2022 | rated PG-13 | starring Park Hae-il, Tang Wei | directed by Park Chan-Wook | 2h 18m | In Korean and Chinese with English Subtitles |
Park Chan-Wook hasn’t put out a lot of films in recent years, making each new one something of an event. The auteur director was an introduction to Korean cinema for a generation with his seminal revenge film Oldboy and has since venture away from the bloodletting of the Vengeance Trilogy that marked his early career as if proving to himself or the world that he’s matured. While Bong Joon-Ho has taken the Korean filmmaking spotlight recently, it’s Park who first captured our imaginations with his complexity, sense of humor, style and multi-dimensional stories. We’ve seen the softer side before, with his masterful vampire love story Thirst and his twisty mystery The Handmaiden, but for Decision to Leave Park throws off all the genre safety nets and leaps fully into mainstream love story territory – thankfully he’s Park Chan-Wook and does it with his own brand of wit, quirky and beauty.
After a man is found dead at the bottom of a mountain, Detective Jang Hae-Joon (The Host) looks into his wife, Song Seo-Rae (Tang Wei) a Chinese immigrant covered in bruises from his abuse, as a suspect. Soon his sleepless, late night surveillance turns to love and the two embark on an emotional affair as he attempts to solve the case and find out if the mountain climber fell or his new relationship is with a murderer.
A detective falling for his prime suspect is classic film noir. It was the plot of Basic Instinct when that movie scandalized America in the 90s. But Decision is a lighter and sweeter film than that would suggest. Park would rather construct a story of two lost and fated souls coming together than detail the complexity of the infidelity and salaciousness of a serial killer. Park plays coy with Seo-Rae, having her laugh like a psychopath at inappropriate times playing her innocent the next. Jang and his long-suffering partner Soon Wan (Go Kyung-Pyo) come in the tradition of wacky detectives like those that headlined Memories of Murder or The Wailing.
The movie is brimming with personality and character details. The movie doesn’t need to add in a small subplot of Jang and Soon Wan chasing down a turtle smuggler and wrangling together the turtles or opening a scene with Soon Wan being immediately stabbed with a pair of scissors and running it off like it’s nothing, but that’s the joy and the charm of Park’s films.
It’s famously said that Fight Club isn’t a movie you watch, it’s a movie you download and I suspect that’s how Decison to Leave works. It’s a movie that just starts right off the bat, thrusting us in the middle of the live of our hero, introducing several characters and conflicts all at once and demanding that we put the pieces together.
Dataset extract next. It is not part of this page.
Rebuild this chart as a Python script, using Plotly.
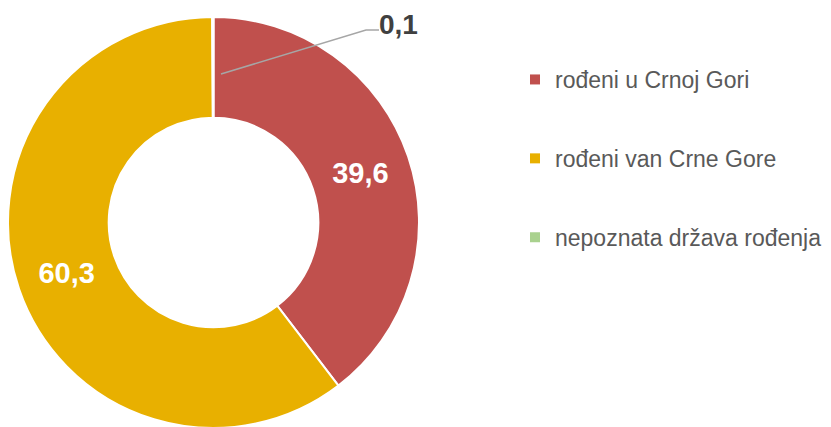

We are immediately introduced to a marriage on the rocks, an unsolved case that vexes the detective and a partner devoted to him to a hilarious degree.
Park does this often in the film. Cutting back and forth in time, writing the dialog as a punchline to a situation before the set-up and having the characters regularly lie and fantasize about being in places they aren’t. It’s not a movie to read literally which is a tendency we have with subtitled films. Making it more complicated, it’s integral to the plot that our two heroes are actually speaking different languages making the communication barrier between them a hard thing to translate when both languages are subtitled in English. Point being, Decision requires you to be off your phone and pay attention and it’s a refreshing feast for those willing to crack through the puzzlebox.
What Decision to Leave does not to is break ground, perhaps an unfair expectation. It’s a very good film within it’s genre by one of the best filmmakers in the world today. However, this is mid-tier Park, not as galvanizing or invigorating. It ends on a resolution in fitting with the melancholy we usually find in South Korean cinema, but one not nearly as satisfying as the rest of his filmography. A film that without his influence, his visual style, the way the film is assembled, how beautifully it’s shot, wouldn’t be nearly as rich as it is. It’s a treat.